▶ **WHAT YOU SHOULD DO**
Say how many lines of the listing below contain "draws", giving the number and nothing else.

▶ **ITEMS**

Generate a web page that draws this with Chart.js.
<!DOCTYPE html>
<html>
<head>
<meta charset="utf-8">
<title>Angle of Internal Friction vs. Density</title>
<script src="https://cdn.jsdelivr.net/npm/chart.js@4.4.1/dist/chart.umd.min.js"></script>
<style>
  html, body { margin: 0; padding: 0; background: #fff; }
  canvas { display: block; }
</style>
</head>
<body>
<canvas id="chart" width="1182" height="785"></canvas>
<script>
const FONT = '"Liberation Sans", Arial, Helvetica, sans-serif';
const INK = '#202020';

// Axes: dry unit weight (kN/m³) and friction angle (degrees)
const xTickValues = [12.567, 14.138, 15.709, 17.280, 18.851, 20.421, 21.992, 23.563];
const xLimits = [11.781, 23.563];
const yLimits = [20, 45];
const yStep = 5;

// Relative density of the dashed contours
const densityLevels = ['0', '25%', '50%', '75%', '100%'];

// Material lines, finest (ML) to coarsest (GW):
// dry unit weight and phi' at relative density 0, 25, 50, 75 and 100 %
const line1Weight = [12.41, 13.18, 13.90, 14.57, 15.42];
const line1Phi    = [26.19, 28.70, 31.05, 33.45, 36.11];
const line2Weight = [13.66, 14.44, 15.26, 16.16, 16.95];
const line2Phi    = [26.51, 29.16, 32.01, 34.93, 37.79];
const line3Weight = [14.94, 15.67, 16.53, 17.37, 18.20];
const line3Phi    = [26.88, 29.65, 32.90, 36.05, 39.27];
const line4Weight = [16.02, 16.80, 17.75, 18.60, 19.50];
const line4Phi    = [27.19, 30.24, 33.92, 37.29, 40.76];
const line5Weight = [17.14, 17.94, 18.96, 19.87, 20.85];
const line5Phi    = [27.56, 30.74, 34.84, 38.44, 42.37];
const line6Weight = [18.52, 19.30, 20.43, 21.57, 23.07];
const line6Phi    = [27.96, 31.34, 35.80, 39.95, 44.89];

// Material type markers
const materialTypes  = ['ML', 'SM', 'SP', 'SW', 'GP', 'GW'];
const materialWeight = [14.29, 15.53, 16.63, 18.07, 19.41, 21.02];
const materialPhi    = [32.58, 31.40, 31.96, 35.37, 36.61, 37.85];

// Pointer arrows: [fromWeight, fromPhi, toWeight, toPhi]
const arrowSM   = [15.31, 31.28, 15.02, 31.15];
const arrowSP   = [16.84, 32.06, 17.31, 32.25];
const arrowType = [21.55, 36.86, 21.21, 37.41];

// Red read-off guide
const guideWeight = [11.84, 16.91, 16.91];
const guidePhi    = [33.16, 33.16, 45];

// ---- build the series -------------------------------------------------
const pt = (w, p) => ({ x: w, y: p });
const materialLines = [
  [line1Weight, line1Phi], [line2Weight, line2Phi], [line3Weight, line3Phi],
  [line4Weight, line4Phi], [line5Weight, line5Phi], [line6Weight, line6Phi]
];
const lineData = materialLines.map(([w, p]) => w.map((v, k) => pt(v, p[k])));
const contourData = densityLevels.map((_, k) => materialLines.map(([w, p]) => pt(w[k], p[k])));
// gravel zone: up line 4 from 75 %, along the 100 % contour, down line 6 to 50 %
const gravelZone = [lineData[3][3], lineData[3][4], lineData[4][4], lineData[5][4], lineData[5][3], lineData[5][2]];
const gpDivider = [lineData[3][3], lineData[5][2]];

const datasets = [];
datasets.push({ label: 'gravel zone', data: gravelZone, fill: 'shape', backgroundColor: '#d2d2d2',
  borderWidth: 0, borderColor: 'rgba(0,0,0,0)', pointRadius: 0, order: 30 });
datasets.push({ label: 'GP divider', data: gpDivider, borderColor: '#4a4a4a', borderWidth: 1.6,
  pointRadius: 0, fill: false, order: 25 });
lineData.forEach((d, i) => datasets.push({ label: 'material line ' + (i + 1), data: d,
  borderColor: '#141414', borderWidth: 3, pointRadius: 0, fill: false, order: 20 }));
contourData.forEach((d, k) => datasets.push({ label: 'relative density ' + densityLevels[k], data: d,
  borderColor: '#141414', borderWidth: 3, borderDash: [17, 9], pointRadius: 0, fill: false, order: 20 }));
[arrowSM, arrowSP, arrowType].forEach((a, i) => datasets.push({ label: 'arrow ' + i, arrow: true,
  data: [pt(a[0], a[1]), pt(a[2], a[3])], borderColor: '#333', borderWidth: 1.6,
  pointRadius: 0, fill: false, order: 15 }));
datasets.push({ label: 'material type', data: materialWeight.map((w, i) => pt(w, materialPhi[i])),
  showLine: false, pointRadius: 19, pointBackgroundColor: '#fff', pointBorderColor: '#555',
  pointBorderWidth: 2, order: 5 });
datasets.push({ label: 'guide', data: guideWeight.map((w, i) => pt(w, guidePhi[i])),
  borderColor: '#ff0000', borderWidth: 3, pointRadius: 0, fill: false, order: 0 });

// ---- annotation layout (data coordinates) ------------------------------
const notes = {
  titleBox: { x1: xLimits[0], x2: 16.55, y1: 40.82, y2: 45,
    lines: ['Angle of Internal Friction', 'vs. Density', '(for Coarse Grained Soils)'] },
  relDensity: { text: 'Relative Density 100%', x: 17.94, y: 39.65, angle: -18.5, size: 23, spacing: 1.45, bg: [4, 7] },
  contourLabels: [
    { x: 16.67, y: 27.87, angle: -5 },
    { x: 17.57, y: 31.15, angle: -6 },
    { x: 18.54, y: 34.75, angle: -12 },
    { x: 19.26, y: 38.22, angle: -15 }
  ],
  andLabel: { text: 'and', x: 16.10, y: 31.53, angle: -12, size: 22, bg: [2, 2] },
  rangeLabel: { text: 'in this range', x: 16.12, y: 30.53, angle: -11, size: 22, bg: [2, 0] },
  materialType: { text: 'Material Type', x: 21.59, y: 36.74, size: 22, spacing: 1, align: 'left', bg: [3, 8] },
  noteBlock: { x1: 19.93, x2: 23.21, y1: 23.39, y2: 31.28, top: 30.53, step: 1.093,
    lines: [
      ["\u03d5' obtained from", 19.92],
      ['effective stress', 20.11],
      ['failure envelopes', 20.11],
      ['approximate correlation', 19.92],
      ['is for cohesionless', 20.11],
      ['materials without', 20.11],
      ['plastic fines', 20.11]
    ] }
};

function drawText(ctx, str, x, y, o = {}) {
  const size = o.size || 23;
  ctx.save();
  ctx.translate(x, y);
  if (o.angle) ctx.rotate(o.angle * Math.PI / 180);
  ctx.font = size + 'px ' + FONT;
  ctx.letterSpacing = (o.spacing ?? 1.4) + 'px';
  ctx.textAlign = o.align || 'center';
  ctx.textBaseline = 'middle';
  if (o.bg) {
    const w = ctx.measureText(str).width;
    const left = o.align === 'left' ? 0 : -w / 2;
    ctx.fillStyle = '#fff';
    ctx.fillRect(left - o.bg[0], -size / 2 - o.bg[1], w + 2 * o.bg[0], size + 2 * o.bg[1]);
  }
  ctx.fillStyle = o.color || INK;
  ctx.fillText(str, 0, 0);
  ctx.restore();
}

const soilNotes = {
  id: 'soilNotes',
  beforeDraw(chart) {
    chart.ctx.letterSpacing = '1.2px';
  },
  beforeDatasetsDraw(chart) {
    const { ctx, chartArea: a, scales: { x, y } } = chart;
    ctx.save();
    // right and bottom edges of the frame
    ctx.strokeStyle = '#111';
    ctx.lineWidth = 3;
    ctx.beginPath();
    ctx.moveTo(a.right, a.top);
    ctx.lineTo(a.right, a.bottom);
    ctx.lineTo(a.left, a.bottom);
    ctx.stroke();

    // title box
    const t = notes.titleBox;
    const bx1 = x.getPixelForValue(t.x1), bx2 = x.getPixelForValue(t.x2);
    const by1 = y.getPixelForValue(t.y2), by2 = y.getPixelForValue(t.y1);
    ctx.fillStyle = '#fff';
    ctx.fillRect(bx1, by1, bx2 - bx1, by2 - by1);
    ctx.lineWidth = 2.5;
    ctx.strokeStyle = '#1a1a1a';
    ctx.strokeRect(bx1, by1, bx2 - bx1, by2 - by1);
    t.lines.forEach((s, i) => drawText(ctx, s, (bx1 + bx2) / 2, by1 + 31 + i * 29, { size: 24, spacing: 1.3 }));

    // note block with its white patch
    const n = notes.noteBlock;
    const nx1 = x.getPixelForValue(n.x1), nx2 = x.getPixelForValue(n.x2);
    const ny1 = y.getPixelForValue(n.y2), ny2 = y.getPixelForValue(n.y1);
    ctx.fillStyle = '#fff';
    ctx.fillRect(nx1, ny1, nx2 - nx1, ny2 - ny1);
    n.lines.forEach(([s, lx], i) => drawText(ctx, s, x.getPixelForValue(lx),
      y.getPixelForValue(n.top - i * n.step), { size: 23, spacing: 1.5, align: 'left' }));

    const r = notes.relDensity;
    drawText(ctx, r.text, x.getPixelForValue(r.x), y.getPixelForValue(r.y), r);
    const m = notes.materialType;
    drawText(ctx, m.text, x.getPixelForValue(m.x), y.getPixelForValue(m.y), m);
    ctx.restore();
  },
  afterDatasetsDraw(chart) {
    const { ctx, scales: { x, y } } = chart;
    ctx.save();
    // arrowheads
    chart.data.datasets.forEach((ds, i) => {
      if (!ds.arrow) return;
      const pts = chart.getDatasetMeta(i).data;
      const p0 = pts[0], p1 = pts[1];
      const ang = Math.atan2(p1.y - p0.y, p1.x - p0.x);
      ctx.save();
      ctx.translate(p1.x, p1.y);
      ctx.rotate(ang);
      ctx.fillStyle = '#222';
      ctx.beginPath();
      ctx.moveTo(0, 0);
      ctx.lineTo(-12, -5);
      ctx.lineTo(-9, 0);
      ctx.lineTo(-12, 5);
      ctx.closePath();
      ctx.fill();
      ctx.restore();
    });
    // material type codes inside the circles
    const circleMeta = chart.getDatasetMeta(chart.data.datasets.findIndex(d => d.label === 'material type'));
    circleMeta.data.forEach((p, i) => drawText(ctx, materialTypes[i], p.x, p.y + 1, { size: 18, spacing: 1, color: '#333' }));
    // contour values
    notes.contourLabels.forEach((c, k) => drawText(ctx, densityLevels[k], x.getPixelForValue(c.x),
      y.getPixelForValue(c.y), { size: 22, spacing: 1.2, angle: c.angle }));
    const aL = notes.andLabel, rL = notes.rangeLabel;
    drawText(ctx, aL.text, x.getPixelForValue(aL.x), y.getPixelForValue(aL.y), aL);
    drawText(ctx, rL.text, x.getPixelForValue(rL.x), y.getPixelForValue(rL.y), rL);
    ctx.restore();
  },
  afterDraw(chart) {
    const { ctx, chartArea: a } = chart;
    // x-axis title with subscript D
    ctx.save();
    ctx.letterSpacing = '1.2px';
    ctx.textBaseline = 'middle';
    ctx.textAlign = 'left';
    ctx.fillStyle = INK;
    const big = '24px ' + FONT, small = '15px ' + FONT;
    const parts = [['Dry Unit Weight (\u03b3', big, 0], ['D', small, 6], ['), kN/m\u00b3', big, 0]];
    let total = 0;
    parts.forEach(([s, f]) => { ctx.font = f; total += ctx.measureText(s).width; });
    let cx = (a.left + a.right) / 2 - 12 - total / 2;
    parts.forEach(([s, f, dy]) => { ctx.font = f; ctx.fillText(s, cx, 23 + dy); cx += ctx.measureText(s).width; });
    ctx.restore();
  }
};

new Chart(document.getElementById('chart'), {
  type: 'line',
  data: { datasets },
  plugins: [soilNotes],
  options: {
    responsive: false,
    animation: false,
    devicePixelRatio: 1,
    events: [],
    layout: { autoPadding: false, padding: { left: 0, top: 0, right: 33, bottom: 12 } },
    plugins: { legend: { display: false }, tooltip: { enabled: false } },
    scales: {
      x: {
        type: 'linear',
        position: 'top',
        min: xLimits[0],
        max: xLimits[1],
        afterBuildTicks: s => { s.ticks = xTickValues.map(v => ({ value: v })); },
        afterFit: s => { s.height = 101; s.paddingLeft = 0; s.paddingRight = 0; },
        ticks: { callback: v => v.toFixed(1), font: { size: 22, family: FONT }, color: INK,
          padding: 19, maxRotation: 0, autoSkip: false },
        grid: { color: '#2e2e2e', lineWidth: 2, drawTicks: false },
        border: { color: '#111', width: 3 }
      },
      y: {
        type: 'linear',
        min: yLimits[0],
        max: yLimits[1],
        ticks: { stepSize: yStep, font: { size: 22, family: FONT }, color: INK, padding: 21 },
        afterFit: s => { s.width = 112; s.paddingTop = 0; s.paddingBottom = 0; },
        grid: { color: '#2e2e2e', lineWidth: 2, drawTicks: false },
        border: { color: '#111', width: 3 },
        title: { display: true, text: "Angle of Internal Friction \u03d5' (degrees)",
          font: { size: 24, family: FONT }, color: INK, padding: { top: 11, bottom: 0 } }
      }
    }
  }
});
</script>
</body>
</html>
---
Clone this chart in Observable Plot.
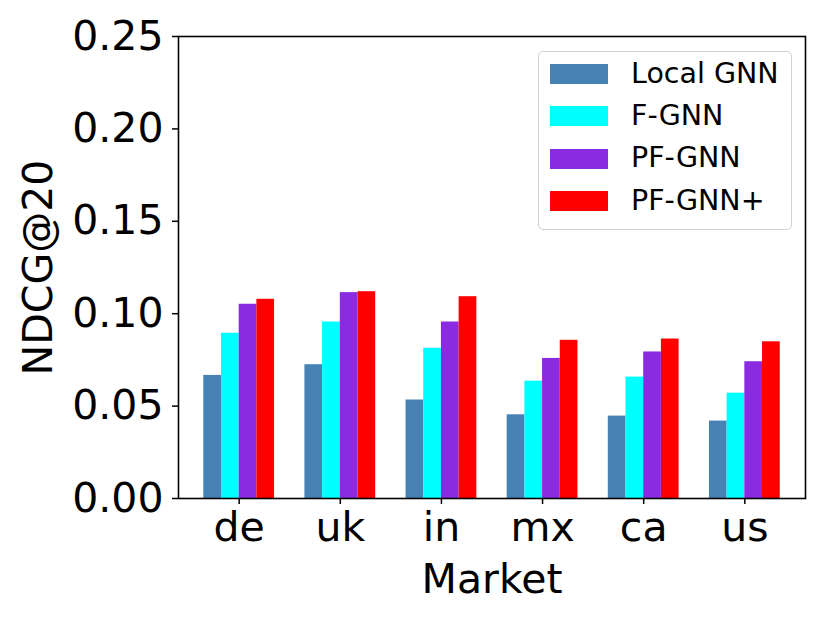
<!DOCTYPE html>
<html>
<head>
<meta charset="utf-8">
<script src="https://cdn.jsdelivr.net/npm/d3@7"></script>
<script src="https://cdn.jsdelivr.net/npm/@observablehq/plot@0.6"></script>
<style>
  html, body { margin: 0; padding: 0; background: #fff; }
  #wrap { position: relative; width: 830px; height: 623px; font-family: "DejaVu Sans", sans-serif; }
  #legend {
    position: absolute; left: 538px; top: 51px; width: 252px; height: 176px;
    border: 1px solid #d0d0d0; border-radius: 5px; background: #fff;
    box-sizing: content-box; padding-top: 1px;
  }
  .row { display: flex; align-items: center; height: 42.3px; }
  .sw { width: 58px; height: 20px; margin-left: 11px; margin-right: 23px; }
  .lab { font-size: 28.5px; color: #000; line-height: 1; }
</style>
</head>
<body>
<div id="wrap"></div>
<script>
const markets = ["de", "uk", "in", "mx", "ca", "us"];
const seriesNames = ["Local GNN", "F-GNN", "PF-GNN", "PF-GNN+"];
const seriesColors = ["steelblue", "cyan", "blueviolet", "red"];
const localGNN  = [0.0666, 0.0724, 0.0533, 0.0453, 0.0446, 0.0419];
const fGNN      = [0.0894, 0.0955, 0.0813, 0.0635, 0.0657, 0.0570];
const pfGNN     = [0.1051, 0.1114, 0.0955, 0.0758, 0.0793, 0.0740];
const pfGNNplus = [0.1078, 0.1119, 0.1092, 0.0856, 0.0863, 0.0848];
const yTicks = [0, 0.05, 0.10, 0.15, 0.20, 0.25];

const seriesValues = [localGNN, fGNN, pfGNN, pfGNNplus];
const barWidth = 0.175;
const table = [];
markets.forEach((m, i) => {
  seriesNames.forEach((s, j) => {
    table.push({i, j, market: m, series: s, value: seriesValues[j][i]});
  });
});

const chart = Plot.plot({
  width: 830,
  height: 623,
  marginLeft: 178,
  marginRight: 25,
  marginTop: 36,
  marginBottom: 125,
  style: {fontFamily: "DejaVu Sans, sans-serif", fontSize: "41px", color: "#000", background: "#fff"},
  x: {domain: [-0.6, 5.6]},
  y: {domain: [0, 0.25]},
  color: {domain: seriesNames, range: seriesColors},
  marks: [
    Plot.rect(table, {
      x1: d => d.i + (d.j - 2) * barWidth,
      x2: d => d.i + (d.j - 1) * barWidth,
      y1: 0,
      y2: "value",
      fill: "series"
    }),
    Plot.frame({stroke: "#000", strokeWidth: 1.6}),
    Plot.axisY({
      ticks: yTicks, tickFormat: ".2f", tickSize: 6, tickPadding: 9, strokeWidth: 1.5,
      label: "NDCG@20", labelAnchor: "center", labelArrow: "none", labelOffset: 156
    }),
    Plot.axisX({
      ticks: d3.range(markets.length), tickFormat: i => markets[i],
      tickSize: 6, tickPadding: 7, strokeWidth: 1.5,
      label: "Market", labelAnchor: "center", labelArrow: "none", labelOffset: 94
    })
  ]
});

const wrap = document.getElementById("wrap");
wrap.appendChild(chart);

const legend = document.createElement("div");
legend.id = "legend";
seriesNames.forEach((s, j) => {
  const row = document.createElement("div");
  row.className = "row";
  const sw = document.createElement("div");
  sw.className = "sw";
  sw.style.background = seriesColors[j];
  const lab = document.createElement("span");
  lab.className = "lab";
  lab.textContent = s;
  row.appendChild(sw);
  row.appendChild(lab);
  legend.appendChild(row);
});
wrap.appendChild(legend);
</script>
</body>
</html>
--
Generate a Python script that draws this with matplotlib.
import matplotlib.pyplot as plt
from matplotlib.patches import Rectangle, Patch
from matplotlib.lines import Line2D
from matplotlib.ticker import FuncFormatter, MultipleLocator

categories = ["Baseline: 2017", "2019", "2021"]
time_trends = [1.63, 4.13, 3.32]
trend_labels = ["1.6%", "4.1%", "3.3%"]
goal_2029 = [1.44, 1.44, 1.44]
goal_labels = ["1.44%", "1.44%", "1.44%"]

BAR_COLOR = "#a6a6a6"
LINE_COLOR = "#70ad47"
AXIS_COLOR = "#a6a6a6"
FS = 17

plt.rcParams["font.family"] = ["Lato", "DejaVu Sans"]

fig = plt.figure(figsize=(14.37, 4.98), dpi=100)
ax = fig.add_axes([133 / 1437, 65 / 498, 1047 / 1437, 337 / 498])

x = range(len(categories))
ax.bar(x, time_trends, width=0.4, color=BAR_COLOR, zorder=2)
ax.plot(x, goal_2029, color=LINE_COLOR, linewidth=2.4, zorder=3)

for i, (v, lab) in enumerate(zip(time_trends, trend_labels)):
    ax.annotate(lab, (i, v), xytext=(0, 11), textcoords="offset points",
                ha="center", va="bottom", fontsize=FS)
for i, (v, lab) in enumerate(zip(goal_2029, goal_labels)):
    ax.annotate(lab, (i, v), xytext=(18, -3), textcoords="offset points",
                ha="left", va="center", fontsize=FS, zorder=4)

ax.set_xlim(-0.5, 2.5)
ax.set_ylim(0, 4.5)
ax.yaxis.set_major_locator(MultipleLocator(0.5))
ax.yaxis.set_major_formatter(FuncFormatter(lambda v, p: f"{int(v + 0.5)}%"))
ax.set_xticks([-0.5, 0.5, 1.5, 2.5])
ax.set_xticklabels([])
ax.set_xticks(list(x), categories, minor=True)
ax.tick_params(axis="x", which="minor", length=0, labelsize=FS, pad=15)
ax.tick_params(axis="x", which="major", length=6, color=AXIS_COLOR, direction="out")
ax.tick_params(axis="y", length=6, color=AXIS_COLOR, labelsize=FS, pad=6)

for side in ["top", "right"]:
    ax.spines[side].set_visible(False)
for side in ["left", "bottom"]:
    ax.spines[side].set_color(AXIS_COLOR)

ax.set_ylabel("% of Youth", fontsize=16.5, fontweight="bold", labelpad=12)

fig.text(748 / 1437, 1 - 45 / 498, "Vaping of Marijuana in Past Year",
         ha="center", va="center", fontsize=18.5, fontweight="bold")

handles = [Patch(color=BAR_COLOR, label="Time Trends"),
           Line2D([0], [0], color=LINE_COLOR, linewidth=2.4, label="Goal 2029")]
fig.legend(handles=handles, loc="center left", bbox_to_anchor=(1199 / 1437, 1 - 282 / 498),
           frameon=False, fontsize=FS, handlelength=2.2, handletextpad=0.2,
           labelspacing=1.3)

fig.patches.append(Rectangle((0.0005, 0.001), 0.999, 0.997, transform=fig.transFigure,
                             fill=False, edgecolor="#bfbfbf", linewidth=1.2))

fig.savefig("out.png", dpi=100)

▶ **FINAL RESULT**
2